Fernando Morote

José Sabogal
(1888-1956)
Debido a mi espíritu inquieto, me escapé de casa a los 9 años. Quería abandonar las serranías de Cajamarca para llegar a la costa y conocer el mar. Mis padres no me dejaban desplegar mis habilidades, se negaban a comprarme los utensilios necesarios, entonces le arranqué los bigotes al gato y los convertí en una brocha. Desde muy temprano el terruño me quedó chico. Cuando crecí, viajé a Trujillo e ingresé como peón en una hacienda azucarera. Con el dinero reunido partí a recorrer el mundo.
Mariátegui, con su enorme generosidad, sentenció que era yo el primer pintor peruano, naturalmente no porque haya sido el predecesor empuñando el pincel frente al caballete, sino porque tomé la decisión, antes que otros, de mirar hacia el interior del país, en lugar de enaltecer las manifestaciones extranjeras. Pronto asumí la misión personal de arriesgarme a mostrar el carácter autóctono de mis compatriotas.
Soy considerado líder del movimiento indigenista en la plástica local. Esa afirmación demuestra el grado de inconsciencia que gira alrededor de mi obra. Muchos se contentan con arañar la superficie, sin excavar en las profundidades. Es cierto que conformé un grupo con mis discípulos predilectos, a fin de rescatar y construir la identidad nacional, sin embargo la tarea no sólo implicaba pintar indios; la verdadera intención era romper la mentalidad colonialista y establecer una cultura basada en nuestros auténticos valores.
A mi regreso de Europa, la efervescencia intelectual que encontré en el Cuzco resultó sumamente inspiradora para mí. Me impresionó, además, el paisaje rural y urbano, igual que la soledad y prestancia de sus pobladores. En mis lienzos reproduje sus gestos rudos y la tosquedad de sus rasgos, lo que causó una severa conmoción en la capital. La potencia de mis imágenes abofeteó a los ciudadanos provenientes de la supuesta civilización con una realidad que ignoraban o preferían maquillar. Varios de esos retratos son cuchillos bañados en sangre.
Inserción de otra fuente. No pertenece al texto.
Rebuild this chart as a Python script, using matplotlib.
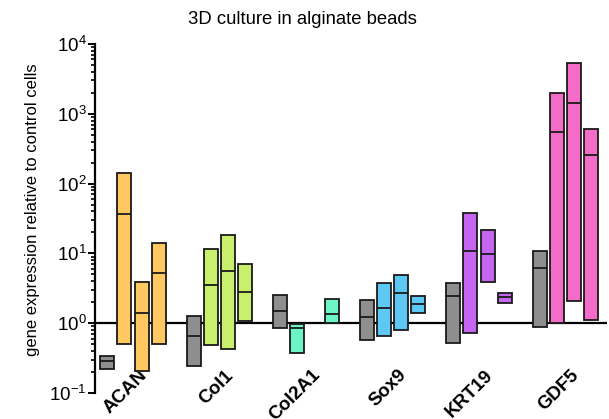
import numpy as np
import matplotlib.pyplot as plt

plt.rcParams['font.family'] = ['Liberation Sans', 'DejaVu Sans']

genes = ["ACAN", "Col1", "Col2A1", "Sox9", "KRT19", "GDF5"]
colors = ["#ffc860", "#c8f06c", "#6cf4c6", "#5ec8f4", "#c466ef", "#f46cc8"]
ctrl_color = "#8e8e8e"

# per gene: [control, condition 1, condition 2, condition 3]  (nan = not measured)
low = [[0.22, 0.50, 0.21, 0.50],
       [0.24, 0.48, 0.42, 1.07],
       [0.85, 0.37, np.nan, 1.00],
       [0.57, 0.65, 0.79, 1.39],
       [0.52, 0.72, 3.87, 1.93],
       [0.88, 1.00, 2.07, 1.10]]
median = [[0.285, 36.5, 1.39, 5.2],
          [0.65, 3.5, 5.56, 2.78],
          [1.49, 0.85, np.nan, 1.35],
          [1.22, 1.64, 2.69, 1.87],
          [2.44, 10.7, 9.7, 2.36],
          [6.14, 545, 1419, 256]]
high = [[0.336, 141, 3.87, 14.0],
        [1.26, 11.5, 18.2, 7.0],
        [2.52, 0.97, np.nan, 2.21],
        [2.14, 3.74, 4.87, 2.44],
        [3.74, 37.7, 21.5, 2.69],
        [10.7, 1973, 5310, 602]]

fig = plt.figure(figsize=(6.09, 4.19), dpi=100)
ax = fig.add_axes([95 / 609, 1 - 393 / 419, 512 / 609, 349 / 419])

width = 0.81
for i, gene in enumerate(genes):
    for j in range(4):
        lo, md, hi = low[i][j], median[i][j], high[i][j]
        if np.isnan(lo):
            continue
        x = i * 5 + j
        c = ctrl_color if j == 0 else colors[i]
        ax.bar(x, hi - lo, bottom=lo, width=width, color=c,
               edgecolor="#1a1a1a", linewidth=1.3, zorder=3)
        ax.hlines(md, x - width / 2, x + width / 2, color="#1a1a1a",
                  linewidth=1.3, zorder=4)

ax.axhline(1, color="black", linewidth=1.6, zorder=2)

ax.set_yscale("log")
ax.set_ylim(0.1, 1e4)
ax.set_xlim(-0.7, 28.9)

for s in ["top", "right", "bottom"]:
    ax.spines[s].set_visible(False)
ax.spines["left"].set_linewidth(1.6)

ax.tick_params(axis="y", which="major", length=5, width=1.4, labelsize=13.5, pad=1)
ax.tick_params(axis="y", which="minor", length=3, width=1.2)

ax.set_xticks([i * 5 + 1.8 for i in range(len(genes))])
ax.set_xticklabels(genes, rotation=45, ha="right", rotation_mode="anchor",
                   fontsize=13.5, fontweight="bold")
ax.tick_params(axis="x", length=0, pad=-19)

ax.set_ylabel("gene expression relative to control cells", fontsize=12)
ax.yaxis.set_label_coords(-0.107, 0.525)

fig.text(302 / 609, 1 - 20 / 419, "3D culture in alginate beads",
         ha="center", va="center", fontsize=13.3)

fig.savefig("out.png", dpi=100)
También he plasmado la sensualidad de la mujer criolla y el sufrimiento del mestizo. Me envolvía el cromatismo de cada zona que visitaba: el océano y el desierto, la selva y sus ríos. Dispongo asimismo de una sabrosa colección de fogosos desnudos y un sinnúmero de sugestivos bodegones. He trabajado en óleo y acuarela. Acumulé un amplio bagaje de grabados en madera. Los colores pastosos que empleo suelen ser intensos, aunque no violentos. Mi propósito es que sean amables a la vista, suaves, pero altamente expresivos. En mis temas están presentes la fiesta y el dolor, la historia y la actualidad. Mi pintura, con el paso del tiempo, mutó de lo descriptivo y objetivo a lo simbólico y alegórico.
Si observan con atención podrán apreciar en todos los que vienen después de mí que son una continuación de mi estela original. Es fácil hallar reminiscencias de mis cuadros, por ejemplo, en las alargadas figuras femeninas de Humareda y en los trapecios eléctricos de Cajahuaringa.
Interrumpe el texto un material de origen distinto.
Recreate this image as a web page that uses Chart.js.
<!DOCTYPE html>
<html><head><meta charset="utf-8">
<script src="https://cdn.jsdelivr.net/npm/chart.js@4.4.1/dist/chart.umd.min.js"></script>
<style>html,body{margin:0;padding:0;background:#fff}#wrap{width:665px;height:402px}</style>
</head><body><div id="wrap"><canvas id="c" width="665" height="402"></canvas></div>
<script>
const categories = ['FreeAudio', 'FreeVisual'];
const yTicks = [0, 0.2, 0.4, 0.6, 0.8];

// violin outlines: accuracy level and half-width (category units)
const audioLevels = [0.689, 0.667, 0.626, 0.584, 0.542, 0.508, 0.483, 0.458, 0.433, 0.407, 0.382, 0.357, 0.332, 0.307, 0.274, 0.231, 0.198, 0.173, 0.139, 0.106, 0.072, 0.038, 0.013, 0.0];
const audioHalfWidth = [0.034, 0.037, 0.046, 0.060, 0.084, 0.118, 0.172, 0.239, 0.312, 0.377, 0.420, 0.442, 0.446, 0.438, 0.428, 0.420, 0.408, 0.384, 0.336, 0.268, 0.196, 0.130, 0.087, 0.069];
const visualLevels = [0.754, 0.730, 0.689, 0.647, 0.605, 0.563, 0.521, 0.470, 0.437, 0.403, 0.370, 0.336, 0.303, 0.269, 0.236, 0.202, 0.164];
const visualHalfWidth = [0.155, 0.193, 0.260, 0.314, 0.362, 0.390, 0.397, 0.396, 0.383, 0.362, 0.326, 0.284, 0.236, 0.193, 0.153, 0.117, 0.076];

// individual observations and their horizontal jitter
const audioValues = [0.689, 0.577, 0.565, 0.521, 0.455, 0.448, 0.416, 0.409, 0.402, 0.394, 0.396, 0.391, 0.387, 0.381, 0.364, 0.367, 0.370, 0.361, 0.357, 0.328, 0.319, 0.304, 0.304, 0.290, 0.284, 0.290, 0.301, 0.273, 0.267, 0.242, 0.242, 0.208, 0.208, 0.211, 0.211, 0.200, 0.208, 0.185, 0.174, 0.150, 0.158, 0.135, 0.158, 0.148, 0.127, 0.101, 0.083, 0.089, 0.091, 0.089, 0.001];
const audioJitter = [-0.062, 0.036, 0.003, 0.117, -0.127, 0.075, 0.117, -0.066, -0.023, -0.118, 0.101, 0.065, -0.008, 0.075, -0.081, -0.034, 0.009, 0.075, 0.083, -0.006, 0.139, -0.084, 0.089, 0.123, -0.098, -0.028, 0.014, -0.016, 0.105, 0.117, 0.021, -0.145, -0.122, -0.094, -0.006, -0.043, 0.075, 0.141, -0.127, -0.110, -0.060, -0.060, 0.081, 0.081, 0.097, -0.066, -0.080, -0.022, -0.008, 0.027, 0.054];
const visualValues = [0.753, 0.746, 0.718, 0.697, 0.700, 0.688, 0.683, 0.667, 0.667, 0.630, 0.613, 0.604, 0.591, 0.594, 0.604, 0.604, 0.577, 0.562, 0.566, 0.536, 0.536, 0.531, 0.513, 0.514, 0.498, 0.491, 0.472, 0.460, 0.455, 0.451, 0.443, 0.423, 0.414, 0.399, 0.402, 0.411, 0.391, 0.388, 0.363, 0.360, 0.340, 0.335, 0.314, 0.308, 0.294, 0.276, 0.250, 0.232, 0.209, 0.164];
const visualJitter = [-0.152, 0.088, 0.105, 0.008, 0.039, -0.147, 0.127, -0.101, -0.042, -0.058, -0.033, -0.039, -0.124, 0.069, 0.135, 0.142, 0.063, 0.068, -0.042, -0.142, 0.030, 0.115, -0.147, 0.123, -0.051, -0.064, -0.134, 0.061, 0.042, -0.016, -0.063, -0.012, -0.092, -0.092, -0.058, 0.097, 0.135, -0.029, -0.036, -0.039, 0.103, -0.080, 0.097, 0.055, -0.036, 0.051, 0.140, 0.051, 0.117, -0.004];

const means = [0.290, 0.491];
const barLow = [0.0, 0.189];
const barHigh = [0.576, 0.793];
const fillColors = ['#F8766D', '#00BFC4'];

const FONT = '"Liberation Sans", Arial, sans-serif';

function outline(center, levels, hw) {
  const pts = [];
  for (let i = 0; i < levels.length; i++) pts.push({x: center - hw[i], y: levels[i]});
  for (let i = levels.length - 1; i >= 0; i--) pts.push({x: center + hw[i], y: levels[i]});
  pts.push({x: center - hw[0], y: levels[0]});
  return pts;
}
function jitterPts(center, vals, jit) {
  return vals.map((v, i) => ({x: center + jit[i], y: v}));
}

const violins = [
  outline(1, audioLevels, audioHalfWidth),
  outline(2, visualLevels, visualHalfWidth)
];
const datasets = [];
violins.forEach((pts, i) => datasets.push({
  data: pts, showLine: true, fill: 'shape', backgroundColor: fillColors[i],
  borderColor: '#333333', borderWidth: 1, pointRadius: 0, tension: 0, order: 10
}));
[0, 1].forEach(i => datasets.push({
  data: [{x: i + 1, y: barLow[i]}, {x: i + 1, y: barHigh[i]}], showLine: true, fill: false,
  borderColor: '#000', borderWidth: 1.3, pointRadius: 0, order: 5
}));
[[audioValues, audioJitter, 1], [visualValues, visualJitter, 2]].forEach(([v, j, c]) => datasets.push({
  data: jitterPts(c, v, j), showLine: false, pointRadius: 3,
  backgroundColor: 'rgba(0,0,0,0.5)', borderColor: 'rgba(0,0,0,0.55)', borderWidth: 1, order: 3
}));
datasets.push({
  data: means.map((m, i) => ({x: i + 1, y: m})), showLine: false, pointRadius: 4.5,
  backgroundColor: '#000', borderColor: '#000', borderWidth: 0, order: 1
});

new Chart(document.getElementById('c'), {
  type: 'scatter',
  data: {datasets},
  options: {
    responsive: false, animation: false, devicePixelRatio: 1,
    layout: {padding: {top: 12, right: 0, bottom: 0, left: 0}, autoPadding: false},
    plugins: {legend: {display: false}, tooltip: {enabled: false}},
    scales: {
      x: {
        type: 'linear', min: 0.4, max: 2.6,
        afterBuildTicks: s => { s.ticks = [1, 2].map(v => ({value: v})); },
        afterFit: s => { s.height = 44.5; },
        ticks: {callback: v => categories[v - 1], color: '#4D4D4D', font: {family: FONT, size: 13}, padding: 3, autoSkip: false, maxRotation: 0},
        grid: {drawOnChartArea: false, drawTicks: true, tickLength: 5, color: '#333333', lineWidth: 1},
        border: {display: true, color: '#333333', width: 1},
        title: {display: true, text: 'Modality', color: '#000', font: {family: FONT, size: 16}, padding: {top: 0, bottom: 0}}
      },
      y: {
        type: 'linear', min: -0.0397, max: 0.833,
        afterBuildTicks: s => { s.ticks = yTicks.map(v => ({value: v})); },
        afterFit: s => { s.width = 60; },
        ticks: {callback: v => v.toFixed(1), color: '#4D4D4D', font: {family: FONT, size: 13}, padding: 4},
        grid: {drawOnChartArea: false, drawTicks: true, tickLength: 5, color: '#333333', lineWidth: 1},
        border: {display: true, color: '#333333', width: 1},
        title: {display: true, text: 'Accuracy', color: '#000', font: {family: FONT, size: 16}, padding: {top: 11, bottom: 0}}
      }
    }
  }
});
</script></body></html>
En México, donde compartí momentos e intercambié ideas con Rivera, Siqueiros y Orozco, recogí y acogí la influencia de los muralistas. En Lima colaboré con mi amigo José Carlos, ilustrando las portadas de su revista Amauta, la cual tuve el privilegio de bautizar, rememorando la sabiduría de los ancestrales guías del Tahuantinsuyo. Me desempeñé en el cargo de profesor, y luego director, de la Escuela de Bellas Artes, recién fundada.
Un puñado de ilusos críticos señalaron obvias deficiencias en mis dibujos. La función de estos comentaristas nunca debe enfocarse en atacar ni derribar sino interpretar o traducir lo que el esfuerzo creativo ofrece al público, apoyándose en el pretencioso convencimiento de que saben distinguir las secretas motivaciones del quehacer artístico. Entiendo que su capacidad no les alcanza para aceptar que el genio sobresale, precisamente, por la imperfección de sus ejecuciones, descollando más bien a través de la fuerza de su temperamento.
En una ocasión, el que parecía mejor preparado levantó la voz y declaró: “El Perú puede ser subdesarrollado en cualquier aspecto de la vida colectiva, menos en uno: el arte”. Es la única vez que escuché a uno de los miembros de esa ilustre profesión decir algo sensato, incluso acertado.